Grieving death is a heartbreaking and difficult journey. It’s important to know how to maintain a great relationship even in times of grief. You may want to check out my recent post “what your spouse really needs in times of loss” Click here.
I believe in the power of healthy grieving. Understanding loss is a critical first step in grieving well; death is not the only loss people suffer. Loss is also felt when people experience traumatic events like abuse, illness, or disability. Unfortunately, these losses are often misunderstood in society and come loaded with shame and stigma. Many people find it difficult to express their grief related to their trauma and some have even been instructed not to talk about their trauma. You may not know the trauma experienced by those close to you. Tragically, for every well publicized traumatic event or sexual assault like that of Elizabeth Smart, many others go unreported.
Your experiences and the experiences of your spouse matter deeply to your marriage. Often the deepest hurts remain unspoken in an attempt to protect from the pain. In close relationships the emotionally raw and wounded areas are inevitably touched which can lead to relationship difficulties.
Sometimes traumatic losses are experienced by individuals long before getting married. For example: experiencing sexual abuse, neglect or abandonment, and substance abusing parents can be difficult to talk about. Working to address traumatic losses is a critical part of premarital counseling. The earlier in the relationship you can address traumatic loss in your life and that of your spouse, the better you can respond to each other in marriage. If a traumatic experience was not discussed prior to marriage but has come up now, you can still make some wonderful in your marriage. Find a counselor to help as you support each other through difficult emotions.
Other times traumatic losses are experienced by both marriage partners during the course of the marriage. For example: Miscarriage, overseas deployment, mental illness, or having a child with a disability deeply affect both partners and the marriage relationship.
When couples are facing a difficult loss, it’s important to work through the following steps to find a way forward.

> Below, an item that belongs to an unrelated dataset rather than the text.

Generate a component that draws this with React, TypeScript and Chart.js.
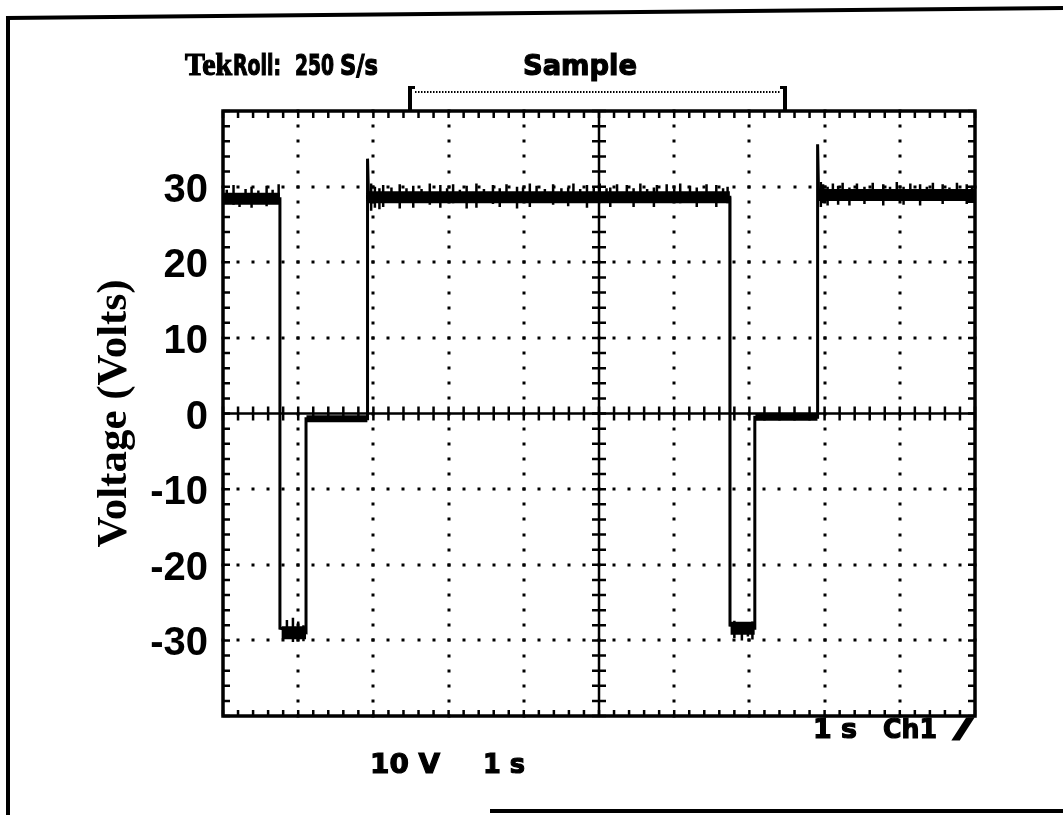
import React, { useEffect, useRef } from "react";
import { Chart, registerables } from "chart.js";

Chart.register(...registerables);

// ---- Axis ranges (1 s/div, 10 V/div) ----
const X_MIN = 0;
const X_MAX = 10;
const Y_MIN = -40;
const Y_MAX = 40;
const Y_TICKS = [-30, -20, -10, 0, 10, 20, 30];
const Y_TITLE = "Voltage (Volts)";

// ---- Main thin trace (time in s, volts) ----
const TRACE_T = [0, 0.757, 0.757, 1.104, 1.104, 1.92, 1.922, 1.935, 6.74, 6.742, 7.07, 7.072, 7.905, 7.907, 7.92, 10];
const TRACE_V = [28.4, 28.4, -28.4, -29.0, -0.7, -0.7, 33.7, 28.6, 28.6, -28.0, -28.4, -0.5, -0.5, 35.6, 28.9, 28.9];

// ---- Flat levels (thick, noisy bands) ----
const HIGH_START = [0, 1.94, 7.92];
const HIGH_END = [0.757, 6.74, 10];
const HIGH_LEVEL = [28.4, 28.6, 28.9];

const LOW_START = [0.78, 6.75];
const LOW_END = [1.104, 7.07];
const LOW_LEVEL = [-29.0, -28.4];

const ZERO_START = [1.11, 7.08];
const ZERO_END = [1.92, 7.905];
const ZERO_LEVEL = [-0.7, -0.5];

// ---- Noise spikes (time, low, high) ----
const SPIKE_T = [
  0.05, 0.14, 0.22, 0.30, 0.38, 0.47, 0.58, 0.66, 0.74,
  1.97, 2.02, 2.08, 2.13, 2.24, 2.35, 2.44, 2.53, 2.64, 2.75, 2.89, 2.98, 3.06, 3.15, 3.24, 3.37, 3.47, 3.59, 3.68, 3.77, 3.91, 3.99, 4.08, 4.17, 4.28, 4.39, 4.50, 4.59, 4.66, 4.75, 4.84, 4.93, 5.01, 5.10, 5.15, 5.24, 5.37, 5.46, 5.55, 5.64, 5.73, 5.77, 5.90, 6.00, 6.08, 6.21, 6.30, 6.43, 6.56, 6.65, 6.71,
  7.95, 7.98, 8.04, 8.11, 8.18, 8.24, 8.33, 8.43, 8.53, 8.64, 8.78, 8.87, 8.96, 9.05, 9.14, 9.27, 9.36, 9.44, 9.57, 9.66, 9.76, 9.89, 9.96,
  0.85, 0.93, 1.00, 1.07, 6.80, 6.90, 6.98, 7.04,
];
const SPIKE_LO = [
  28.0, 27.6, 27.3, 28.0, 27.2, 28.0, 27.4, 28.0, 27.8,
  26.8, 27.2, 27.0, 27.3, 27.9, 27.1, 28.0, 27.2, 27.9, 27.6, 27.2, 28.0, 27.8, 28.0, 27.1, 27.2, 28.0, 27.7, 27.3, 27.9, 27.1, 28.0, 27.3, 27.9, 28.0, 27.6, 28.0, 27.4, 27.9, 28.0, 27.2, 28.0, 27.8, 28.0, 27.3, 27.9, 28.0, 27.3, 27.9, 28.0, 27.3, 27.9, 28.0, 27.9, 27.8, 27.9, 27.3, 28.0, 27.3, 28.0, 27.8,
  27.3, 27.8, 27.5, 28.2, 27.6, 28.2, 27.5, 28.2, 27.7, 28.1, 27.5, 28.2, 28.1, 27.6, 28.2, 27.5, 28.2, 28.1, 27.7, 28.2, 28.1, 27.7, 28.2,
  -29.8, -30.2, -29.8, -30.1, -29.7, -30.0, -29.5, -29.9,
];
const SPIKE_HI = [
  29.6, 30.2, 29.0, 29.7, 30.0, 29.5, 30.1, 29.6, 30.3,
  30.4, 30.0, 29.8, 30.2, 29.9, 30.3, 29.8, 30.1, 29.7, 30.4, 30.2, 29.8, 30.3, 29.6, 30.1, 30.4, 29.7, 30.2, 29.8, 30.3, 30.0, 29.9, 30.4, 30.1, 29.7, 30.3, 29.8, 29.9, 30.4, 29.7, 30.2, 29.9, 30.4, 29.8, 29.9, 30.3, 30.2, 29.8, 30.4, 29.7, 29.9, 30.2, 30.3, 29.8, 30.4, 30.1, 29.9, 30.3, 30.2, 29.8, 30.0,
  30.6, 30.3, 30.0, 30.4, 30.1, 30.5, 29.9, 30.4, 30.0, 30.5, 30.3, 30.0, 30.6, 30.0, 30.4, 30.3, 30.0, 30.5, 30.3, 29.9, 30.5, 30.3, 30.1,
  -27.3, -27.0, -27.5, -28.0, -27.4, -27.6, -27.9, -27.5,
];

type P = { x: number; y: number | null };

function bandPoints(starts: number[], ends: number[], levels: number[]): P[] {
  const out: P[] = [];
  starts.forEach((s, i) => {
    out.push({ x: s, y: levels[i] });
    out.push({ x: ends[i], y: levels[i] });
    out.push({ x: ends[i], y: null });
  });
  return out;
}

function spikePoints(): P[] {
  const out: P[] = [];
  SPIKE_T.forEach((t, i) => {
    out.push({ x: t, y: SPIKE_LO[i] });
    out.push({ x: t, y: SPIKE_HI[i] });
    out.push({ x: t, y: null });
  });
  return out;
}

function drawFit(ctx: CanvasRenderingContext2D, text: string, x: number, baseline: number, width: number, font: string) {
  ctx.save();
  ctx.font = font;
  ctx.textAlign = "left";
  ctx.textBaseline = "alphabetic";
  const w = ctx.measureText(text).width;
  ctx.translate(x, baseline);
  ctx.scale(width / w, 1);
  ctx.lineWidth = 1.2;
  ctx.lineJoin = "miter";
  ctx.fillText(text, 0, 0);
  ctx.strokeText(text, 0, 0);
  ctx.restore();
}

const graticule = {
  id: "graticule",
  beforeDatasetsDraw(chart: any) {
    const { ctx, chartArea: a, scales } = chart;
    const xs = scales.x;
    const ys = scales.y;
    ctx.save();
    ctx.fillStyle = "#000";
    ctx.strokeStyle = "#000";

    const majorX = [1, 2, 3, 4, 6, 7, 8, 9];
    const majorY = [-30, -20, -10, 10, 20, 30];
    // dotted graticule
    for (let i = 0; i <= 50; i++) {
      const px = xs.getPixelForValue(i * 0.2);
      for (const v of majorY) {
        const py = ys.getPixelForValue(v);
        ctx.fillRect(Math.round(px) - 1.5, Math.round(py) - 1.5, 3, 3);
      }
    }
    for (let j = 0; j <= 40; j++) {
      const py = ys.getPixelForValue(-40 + j * 2);
      for (const t of majorX) {
        const px = xs.getPixelForValue(t);
        ctx.fillRect(Math.round(px) - 1.5, Math.round(py) - 1.5, 3, 3);
      }
    }

    // centre cross
    const cx = xs.getPixelForValue(5);
    const cy = ys.getPixelForValue(0);
    ctx.lineWidth = 2.5;
    ctx.beginPath();
    ctx.moveTo(cx, a.top);
    ctx.lineTo(cx, a.bottom);
    ctx.moveTo(a.left, cy);
    ctx.lineTo(a.right, cy);
    ctx.stroke();

    ctx.beginPath();
    for (let i = 0; i <= 50; i++) {
      const px = xs.getPixelForValue(i * 0.2);
      ctx.moveTo(px, cy - 7);
      ctx.lineTo(px, cy + 7);
      ctx.moveTo(px, a.top);
      ctx.lineTo(px, a.top + 7);
      ctx.moveTo(px, a.bottom);
      ctx.lineTo(px, a.bottom - 6);
    }
    for (let j = 0; j <= 40; j++) {
      const py = ys.getPixelForValue(-40 + j * 2);
      ctx.moveTo(cx - 7, py);
      ctx.lineTo(cx + 7, py);
      ctx.moveTo(a.left, py);
      ctx.lineTo(a.left + 7, py);
      ctx.moveTo(a.right, py);
      ctx.lineTo(a.right - 7, py);
    }
    ctx.stroke();

    // frame
    ctx.lineWidth = 3.5;
    ctx.strokeRect(a.left, a.top, a.right - a.left, a.bottom - a.top);
    ctx.restore();
  },
  afterDraw(chart: any) {
    const { ctx } = chart;
    ctx.save();
    ctx.fillStyle = "#000";
    ctx.strokeStyle = "#000";

    // page frame
    ctx.lineWidth = 4;
    ctx.beginPath();
    ctx.moveTo(6, 18);
    ctx.lineTo(1063, 8);
    ctx.moveTo(8, 16);
    ctx.lineTo(8, 815);
    ctx.moveTo(490, 811);
    ctx.lineTo(1063, 811);
    ctx.stroke();

    // header text
    drawFit(ctx, "Tek", 185, 75, 47, "bold 31px 'Liberation Serif'");
    const tek = "bold 28px 'DejaVu Sans'";
    drawFit(ctx, "Roll:", 233, 75, 48, tek);
    drawFit(ctx, "250", 295, 75, 39, tek);
    drawFit(ctx, "S/s", 340, 75, 38, tek);
    drawFit(ctx, "Sample", 523, 75, 114, "bold 28px 'DejaVu Sans'");

    // record window bracket
    ctx.fillRect(408, 86, 4, 25);
    ctx.fillRect(408, 86, 7, 3);
    ctx.fillRect(783, 86, 4, 25);
    ctx.fillRect(780, 86, 7, 3);
    ctx.lineWidth = 2;
    ctx.setLineDash([1.5, 1.5]);
    ctx.beginPath();
    ctx.moveTo(415, 92);
    ctx.lineTo(780, 92);
    ctx.stroke();
    ctx.setLineDash([]);

    // readouts
    const ro = "bold 27px 'DejaVu Sans'";
    drawFit(ctx, "1 s", 813, 738, 44, ro);
    drawFit(ctx, "Ch1", 883, 738, 54, ro);
    drawFit(ctx, "/", 953, 738, 20, ro);
    drawFit(ctx, "10 V", 370, 773, 70, ro);
    drawFit(ctx, "1 s", 483, 773, 42, ro);
    ctx.restore();
  },
};

export default function App() {
  const ref = useRef<HTMLCanvasElement | null>(null);

  useEffect(() => {
    if (!ref.current) return;
    const trace: P[] = TRACE_T.map((t, i) => ({ x: t, y: TRACE_V[i] }));
    const chart = new Chart(ref.current, {
      type: "line",
      data: {
        datasets: [
          {
            data: bandPoints(HIGH_START, HIGH_END, HIGH_LEVEL) as any,
            borderColor: "#000",
            borderWidth: 12,
            borderCapStyle: "butt",
            pointRadius: 0,
            spanGaps: false,
          },
          {
            data: bandPoints(LOW_START, LOW_END, LOW_LEVEL) as any,
            borderColor: "#000",
            borderWidth: 13,
            borderCapStyle: "butt",
            pointRadius: 0,
            spanGaps: false,
          },
          {
            data: bandPoints(ZERO_START, ZERO_END, ZERO_LEVEL) as any,
            borderColor: "#000",
            borderWidth: 7,
            borderCapStyle: "butt",
            pointRadius: 0,
            spanGaps: false,
          },
          {
            data: trace as any,
            borderColor: "#000",
            borderWidth: 3,
            borderJoinStyle: "miter",
            pointRadius: 0,
            tension: 0,
          },
          {
            data: spikePoints() as any,
            borderColor: "#000",
            borderWidth: 2.5,
            borderCapStyle: "butt",
            pointRadius: 0,
            spanGaps: false,
          },
        ],
      },
      options: {
        animation: false,
        responsive: false,
        devicePixelRatio: 1,
        layout: { padding: { left: 0, top: 111, right: 88, bottom: 0 } },
        plugins: { legend: { display: false }, tooltip: { enabled: false }, title: { display: false } },
        scales: {
          x: {
            type: "linear",
            min: X_MIN,
            max: X_MAX,
            grid: { display: false, drawTicks: false },
            border: { display: false },
            ticks: { display: false },
            afterFit: (s: any) => {
              s.height = 99;
              s.paddingLeft = 0;
              s.paddingRight = 0;
            },
          },
          y: {
            type: "linear",
            min: Y_MIN,
            max: Y_MAX,
            grid: { display: false, drawTicks: false },
            border: { display: false },
            afterBuildTicks: (s: any) => {
              s.ticks = Y_TICKS.map((v) => ({ value: v }));
            },
            ticks: {
              color: "#000",
              padding: 15,
              labelOffset: 4,
              font: { family: "'Liberation Sans', Arial, sans-serif", weight: "bold", size: 40 },
              callback: (v: any) => String(v),
            },
            title: {
              display: true,
              text: Y_TITLE,
              color: "#000",
              font: { family: "'Liberation Serif', 'Times New Roman', serif", weight: "bold", size: 43, lineHeight: 1.2 },
              padding: { top: 89, bottom: 0 },
            },
            afterFit: (s: any) => {
              s.width = 223;
              s.paddingTop = 0;
              s.paddingBottom = 0;
            },
          },
        },
      },
      plugins: [graticule],
    });
    return () => chart.destroy();
  }, []);

  return (
    <div style={{ position: "fixed", left: 0, top: 0, width: 1063, height: 815, background: "#fff" }}>
      <canvas ref={ref} width={1063} height={815} style={{ display: "block" }} />
    </div>
  );
}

1. Acknowledge the trauma. Go there, uncover the loss. Simply describing your pain can reduce its suffocating power. Refuse to stay silent about the pain. It won’t work to stuff your feelings, they will come out eventually especially with your spouse. Don’t keep your losses and related feelings from your spouse; it affects them too. When you become one with your spouse, your stories combine.
It’s often helpful to talk to someone safe who listens well who won’t dismiss your loss or feel threatened. It can be scary and unpredictable. Finding a counselor could make all the difference.
2. Allow grief. It may not look like others expect, but it’s important to express your current emotions. It doesn’t matter what other people think, it’s okay and healthy to have emotions.
3. Begin to heal. The emotional scars may never go away but the rawness of the wounds can heal. The loss you have experienced will always matter and influence you to some degree. No matter the pain, real healing can be yours.
4. Share your story. When appropriate, tell others about your loss and grief process. You are not alone, others have experienced similar loss. When you share your journey it will encourage others to address their trauma and work toward healing. I’ve been inspired by people who have shared their experiences, braving the shame of past abuse. The people I know have named their spouse as a major source of support through their grief and healing.
Warning: When talking about trauma and major losses that impact your life, its easy to get caught in the comparison trap. No matter what you have experienced it always seems like someone else has had it worse in some way. Stop comparing. Don’t dismiss your pain as inadequate or insignificant.
I’ve got awesome news. Traumatic losses are scary but facing them together with your spouse will fill your marriage with wonderful emotional intimacy. The richness of true connection is worth going into the depths of loss and is made possible by doing it well. Not only does it help the relationship to discuss difficult experiences, it helps to process and heal from the loss and trauma. Join with your spouse and journey grief together, your marriage will greatly benefit. The joy of intimate connection overcomes hurt.
What has helped you grieve losses in your life? What does healing feel like?